7th July, 2012
PROTECTED: Inside the Nave, Church of the Nativity, Bethlehem, Palestine. PICTURE: Gary Hardman/www.sxc.hu
The ancient basilica on the site of Jesus' birth, visited by more than two million people each year, has been given world heritage status by UNESCO.
The Church of the Nativity in Bethlehem, built over the cave venerated as Christ's birthplace, is the oldest complete church in the Christian world.
Built in the 6th century, it replaced an earlier church built by the Roman emperor Constantine and dedicated in the year 339.

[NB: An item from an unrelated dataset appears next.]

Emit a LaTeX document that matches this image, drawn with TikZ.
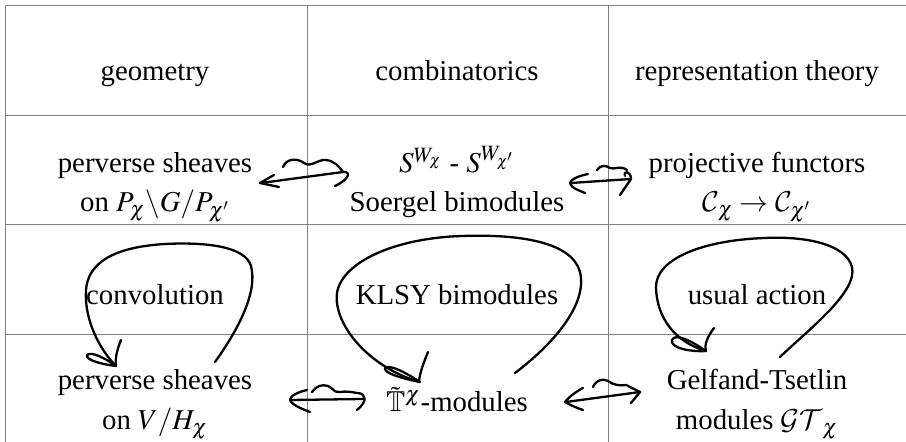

UNESCO, the educational, scientific and cultural agency of the United Nations, accords world heritage status to sites considered to be "of outstanding value to humanity".
UNESCO also granted the site endangered status and funding for repairs - despite strong objections from the United States and Israel.
Bethlehem is in the Israeli-occupied West Bank, where the Palestinian Authority exercises limited self-rule. Israel saw the Palestinian move to gain world heritage status for the Church of the Nativity as an effort to embarrass Israel on the world stage.
Last year, UNESCO granted the Palestinians full membership, a decision seen at the time as boosting their efforts, since largely stalled, to win statehood recognition from the United Nations.
The Palestinian Authority's request included part of the Pilgrimage Route, the path which tradition says Joseph and Mary took to the city on their journey from Nazareth 2,000 years ago.
The Palestinian government plans to register about 20 more sites with UNESCO, including the ancient city of Jericho and the archaeological site of Sebastiya - a traditional location for the burial of John the Baptist.
The Church of the Nativity is almost wholly a Greek Orthodox place of worship. Armenian Orthodox and Roman Catholics (known as Latins in the Holy Land) have rights to some areas.